◆ **Stated goal**: Which lines have the string "source"? Copy all of them from the entries below.

◆ **Exercise inputs**:
# # # #
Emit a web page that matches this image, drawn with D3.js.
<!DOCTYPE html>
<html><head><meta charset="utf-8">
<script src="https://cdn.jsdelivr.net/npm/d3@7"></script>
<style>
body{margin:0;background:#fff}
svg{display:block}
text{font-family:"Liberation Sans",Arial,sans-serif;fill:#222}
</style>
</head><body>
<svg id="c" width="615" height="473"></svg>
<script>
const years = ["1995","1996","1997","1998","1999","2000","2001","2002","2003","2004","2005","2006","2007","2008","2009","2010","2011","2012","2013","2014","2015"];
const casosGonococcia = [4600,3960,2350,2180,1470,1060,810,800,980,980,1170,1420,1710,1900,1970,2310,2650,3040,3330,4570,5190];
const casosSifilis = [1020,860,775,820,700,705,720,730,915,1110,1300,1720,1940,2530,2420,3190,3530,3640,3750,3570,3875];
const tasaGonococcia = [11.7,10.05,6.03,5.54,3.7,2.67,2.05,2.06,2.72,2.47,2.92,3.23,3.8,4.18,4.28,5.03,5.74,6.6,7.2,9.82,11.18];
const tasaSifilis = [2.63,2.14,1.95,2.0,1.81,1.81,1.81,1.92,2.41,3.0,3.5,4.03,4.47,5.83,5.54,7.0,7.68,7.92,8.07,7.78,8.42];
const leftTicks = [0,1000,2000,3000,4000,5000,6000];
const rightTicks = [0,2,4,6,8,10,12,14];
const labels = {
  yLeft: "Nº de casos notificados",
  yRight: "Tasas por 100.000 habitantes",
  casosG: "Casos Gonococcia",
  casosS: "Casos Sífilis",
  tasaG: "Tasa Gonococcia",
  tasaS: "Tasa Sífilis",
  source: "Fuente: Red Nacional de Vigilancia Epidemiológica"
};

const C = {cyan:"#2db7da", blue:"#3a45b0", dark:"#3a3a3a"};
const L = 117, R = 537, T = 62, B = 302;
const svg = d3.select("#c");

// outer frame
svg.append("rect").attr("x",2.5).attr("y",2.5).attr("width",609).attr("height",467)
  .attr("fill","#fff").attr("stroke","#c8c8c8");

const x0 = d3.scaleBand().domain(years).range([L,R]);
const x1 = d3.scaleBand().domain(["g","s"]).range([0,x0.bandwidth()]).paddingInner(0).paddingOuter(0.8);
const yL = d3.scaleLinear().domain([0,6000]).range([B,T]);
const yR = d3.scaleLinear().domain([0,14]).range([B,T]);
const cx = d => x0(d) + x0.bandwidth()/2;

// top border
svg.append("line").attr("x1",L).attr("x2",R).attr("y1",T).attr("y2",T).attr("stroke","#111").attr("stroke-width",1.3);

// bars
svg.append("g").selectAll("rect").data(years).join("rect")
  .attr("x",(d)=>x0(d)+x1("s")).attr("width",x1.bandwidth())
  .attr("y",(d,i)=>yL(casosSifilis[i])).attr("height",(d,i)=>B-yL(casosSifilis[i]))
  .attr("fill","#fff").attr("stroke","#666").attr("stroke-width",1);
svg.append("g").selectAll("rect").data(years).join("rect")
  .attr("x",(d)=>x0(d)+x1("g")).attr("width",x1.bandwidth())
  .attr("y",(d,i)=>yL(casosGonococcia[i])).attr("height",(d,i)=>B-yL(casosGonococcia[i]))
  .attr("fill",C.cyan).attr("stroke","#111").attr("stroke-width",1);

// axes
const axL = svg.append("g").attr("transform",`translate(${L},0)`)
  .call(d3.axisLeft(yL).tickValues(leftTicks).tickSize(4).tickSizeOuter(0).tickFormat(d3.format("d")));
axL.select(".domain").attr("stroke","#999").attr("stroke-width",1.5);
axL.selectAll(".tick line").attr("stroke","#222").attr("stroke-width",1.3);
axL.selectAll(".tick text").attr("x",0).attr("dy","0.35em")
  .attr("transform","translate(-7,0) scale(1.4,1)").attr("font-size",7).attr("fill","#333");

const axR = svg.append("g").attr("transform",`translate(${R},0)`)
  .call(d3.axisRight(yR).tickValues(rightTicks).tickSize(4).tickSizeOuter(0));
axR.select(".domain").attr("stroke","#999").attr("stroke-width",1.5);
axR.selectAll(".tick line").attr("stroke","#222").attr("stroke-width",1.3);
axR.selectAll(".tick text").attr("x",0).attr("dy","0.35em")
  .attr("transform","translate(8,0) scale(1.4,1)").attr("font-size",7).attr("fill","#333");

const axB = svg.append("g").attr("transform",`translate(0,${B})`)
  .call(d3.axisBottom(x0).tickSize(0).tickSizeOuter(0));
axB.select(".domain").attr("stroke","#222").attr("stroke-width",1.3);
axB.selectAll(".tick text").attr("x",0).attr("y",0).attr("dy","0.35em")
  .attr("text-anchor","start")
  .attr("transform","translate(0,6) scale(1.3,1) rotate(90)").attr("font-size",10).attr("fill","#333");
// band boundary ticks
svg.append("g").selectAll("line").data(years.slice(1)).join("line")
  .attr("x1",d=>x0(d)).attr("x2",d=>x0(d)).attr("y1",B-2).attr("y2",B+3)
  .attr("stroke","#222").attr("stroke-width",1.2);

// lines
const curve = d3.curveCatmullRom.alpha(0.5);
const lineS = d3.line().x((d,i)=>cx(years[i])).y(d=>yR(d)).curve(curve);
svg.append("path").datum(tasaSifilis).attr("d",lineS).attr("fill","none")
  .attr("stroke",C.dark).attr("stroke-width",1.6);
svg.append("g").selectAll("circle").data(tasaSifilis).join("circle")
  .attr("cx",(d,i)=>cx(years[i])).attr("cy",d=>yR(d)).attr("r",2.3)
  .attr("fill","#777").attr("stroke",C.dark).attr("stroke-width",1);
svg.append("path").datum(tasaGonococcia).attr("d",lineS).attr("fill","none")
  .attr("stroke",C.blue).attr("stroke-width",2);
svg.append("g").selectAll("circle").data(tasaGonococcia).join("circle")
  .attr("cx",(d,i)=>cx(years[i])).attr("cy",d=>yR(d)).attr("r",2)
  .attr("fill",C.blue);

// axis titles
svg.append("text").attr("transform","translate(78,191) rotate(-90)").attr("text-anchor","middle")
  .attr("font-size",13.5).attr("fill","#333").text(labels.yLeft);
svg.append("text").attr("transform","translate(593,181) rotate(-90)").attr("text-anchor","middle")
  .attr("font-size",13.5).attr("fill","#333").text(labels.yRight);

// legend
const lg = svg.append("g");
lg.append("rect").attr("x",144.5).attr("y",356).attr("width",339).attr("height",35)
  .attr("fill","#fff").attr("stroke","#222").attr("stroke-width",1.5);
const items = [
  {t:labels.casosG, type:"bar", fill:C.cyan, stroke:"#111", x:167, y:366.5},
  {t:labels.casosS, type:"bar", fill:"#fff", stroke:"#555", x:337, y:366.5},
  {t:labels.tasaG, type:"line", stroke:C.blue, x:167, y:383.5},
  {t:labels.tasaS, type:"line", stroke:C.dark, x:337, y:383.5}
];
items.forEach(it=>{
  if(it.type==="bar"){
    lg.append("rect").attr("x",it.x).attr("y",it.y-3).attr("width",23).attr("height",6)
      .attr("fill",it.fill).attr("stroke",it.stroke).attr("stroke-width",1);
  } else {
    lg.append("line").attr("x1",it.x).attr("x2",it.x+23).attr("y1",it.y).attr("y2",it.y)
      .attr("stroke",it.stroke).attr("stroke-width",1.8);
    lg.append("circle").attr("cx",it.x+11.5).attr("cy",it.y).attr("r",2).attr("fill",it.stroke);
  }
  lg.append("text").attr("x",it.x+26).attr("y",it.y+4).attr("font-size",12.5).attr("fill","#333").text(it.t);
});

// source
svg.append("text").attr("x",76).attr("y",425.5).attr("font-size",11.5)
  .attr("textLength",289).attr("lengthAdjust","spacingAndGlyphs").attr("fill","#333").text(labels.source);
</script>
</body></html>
# # # #
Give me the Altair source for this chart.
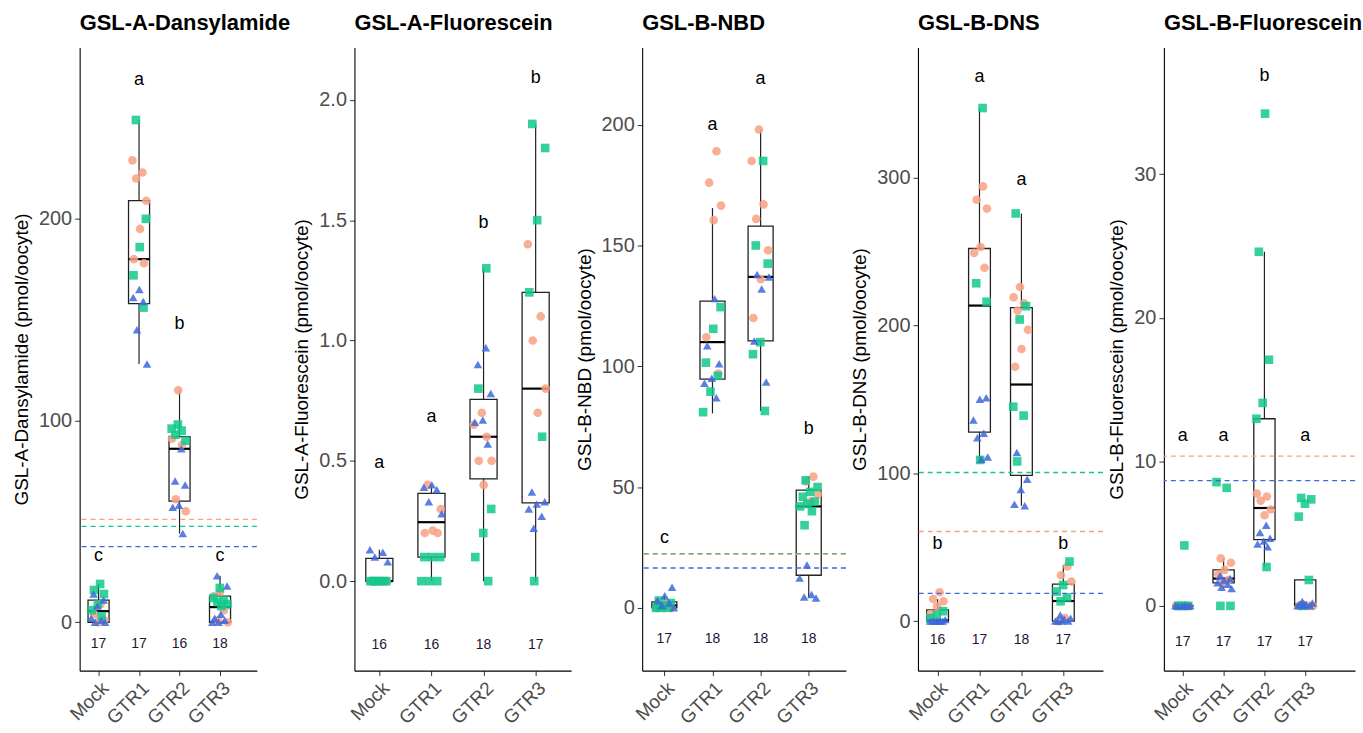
# # # #
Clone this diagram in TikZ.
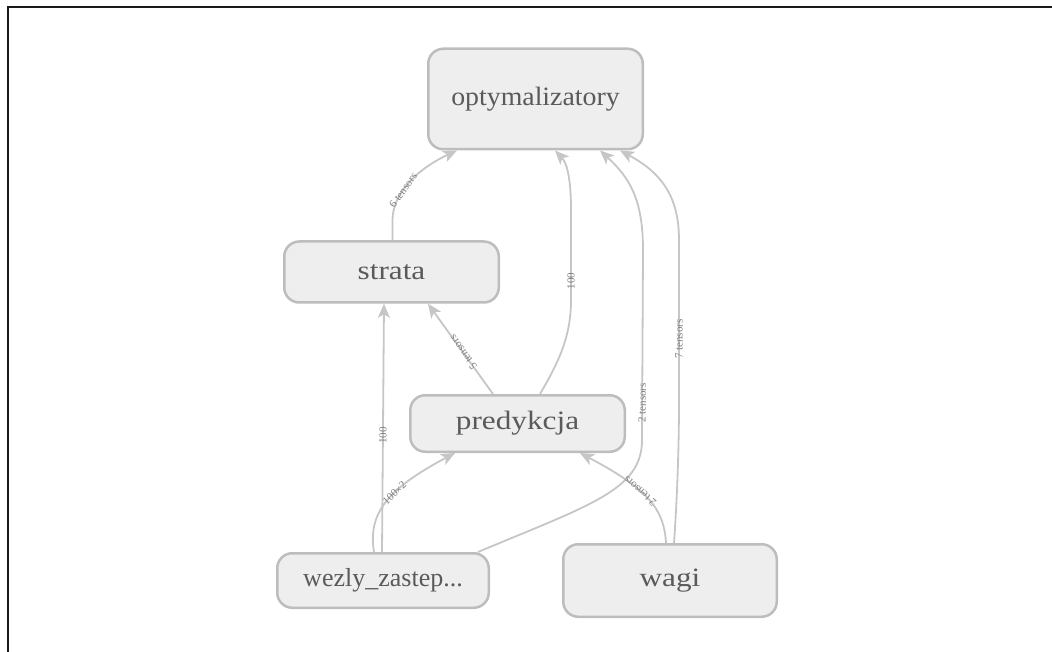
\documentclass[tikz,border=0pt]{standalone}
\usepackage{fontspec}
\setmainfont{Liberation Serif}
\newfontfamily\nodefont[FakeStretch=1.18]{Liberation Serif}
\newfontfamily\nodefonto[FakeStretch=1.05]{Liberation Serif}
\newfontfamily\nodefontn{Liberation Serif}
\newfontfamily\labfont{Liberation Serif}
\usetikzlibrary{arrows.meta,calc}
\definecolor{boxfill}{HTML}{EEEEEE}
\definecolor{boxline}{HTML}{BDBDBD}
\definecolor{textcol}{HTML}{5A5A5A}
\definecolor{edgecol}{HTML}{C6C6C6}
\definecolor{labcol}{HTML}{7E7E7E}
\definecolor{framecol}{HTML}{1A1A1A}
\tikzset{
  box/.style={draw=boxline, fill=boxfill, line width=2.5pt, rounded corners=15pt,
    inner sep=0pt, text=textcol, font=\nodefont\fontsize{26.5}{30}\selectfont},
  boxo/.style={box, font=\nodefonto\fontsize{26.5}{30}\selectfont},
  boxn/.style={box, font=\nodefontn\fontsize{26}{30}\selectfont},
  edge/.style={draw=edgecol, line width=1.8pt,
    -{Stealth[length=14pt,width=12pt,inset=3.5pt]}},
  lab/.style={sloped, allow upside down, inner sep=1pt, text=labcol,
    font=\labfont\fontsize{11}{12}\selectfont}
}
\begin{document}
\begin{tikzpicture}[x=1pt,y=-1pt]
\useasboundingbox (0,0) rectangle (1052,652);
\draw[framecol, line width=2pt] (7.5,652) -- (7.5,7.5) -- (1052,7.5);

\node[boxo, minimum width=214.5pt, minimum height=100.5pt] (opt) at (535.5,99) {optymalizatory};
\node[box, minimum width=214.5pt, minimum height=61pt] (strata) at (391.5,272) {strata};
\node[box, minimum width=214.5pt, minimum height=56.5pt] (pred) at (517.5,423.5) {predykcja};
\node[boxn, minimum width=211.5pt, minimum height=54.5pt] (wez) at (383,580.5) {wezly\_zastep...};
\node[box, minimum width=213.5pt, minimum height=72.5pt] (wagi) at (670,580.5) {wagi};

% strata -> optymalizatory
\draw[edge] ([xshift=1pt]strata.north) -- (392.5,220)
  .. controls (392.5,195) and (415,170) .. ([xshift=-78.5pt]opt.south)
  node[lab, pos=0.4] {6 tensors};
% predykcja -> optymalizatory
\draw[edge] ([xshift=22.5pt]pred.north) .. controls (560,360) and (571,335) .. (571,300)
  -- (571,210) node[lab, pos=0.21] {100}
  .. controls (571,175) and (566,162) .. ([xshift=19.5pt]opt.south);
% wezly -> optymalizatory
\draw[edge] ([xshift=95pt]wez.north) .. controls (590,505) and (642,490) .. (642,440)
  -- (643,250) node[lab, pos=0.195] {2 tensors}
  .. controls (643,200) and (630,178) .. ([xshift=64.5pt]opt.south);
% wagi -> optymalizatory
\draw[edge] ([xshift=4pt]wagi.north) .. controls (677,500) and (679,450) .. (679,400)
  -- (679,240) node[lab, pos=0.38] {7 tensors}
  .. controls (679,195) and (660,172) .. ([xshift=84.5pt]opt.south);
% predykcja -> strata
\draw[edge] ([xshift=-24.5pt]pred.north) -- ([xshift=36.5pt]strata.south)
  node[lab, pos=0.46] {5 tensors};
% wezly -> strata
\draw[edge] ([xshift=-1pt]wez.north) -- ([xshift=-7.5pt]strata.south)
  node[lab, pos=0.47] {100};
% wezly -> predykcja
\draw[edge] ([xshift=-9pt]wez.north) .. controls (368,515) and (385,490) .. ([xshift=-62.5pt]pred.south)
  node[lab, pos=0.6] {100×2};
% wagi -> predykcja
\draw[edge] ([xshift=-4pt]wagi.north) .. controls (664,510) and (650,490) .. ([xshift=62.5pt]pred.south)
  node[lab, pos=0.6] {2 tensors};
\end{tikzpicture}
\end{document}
# # # #
◆ **Answer to this task**:
  source: "Fuente: Red Nacional de Vigilancia Epidemiológica"
// source
  .attr("textLength",289).attr("lengthAdjust","spacingAndGlyphs").attr("fill","#333").text(labels.source);
Give me the Altair source for this chart.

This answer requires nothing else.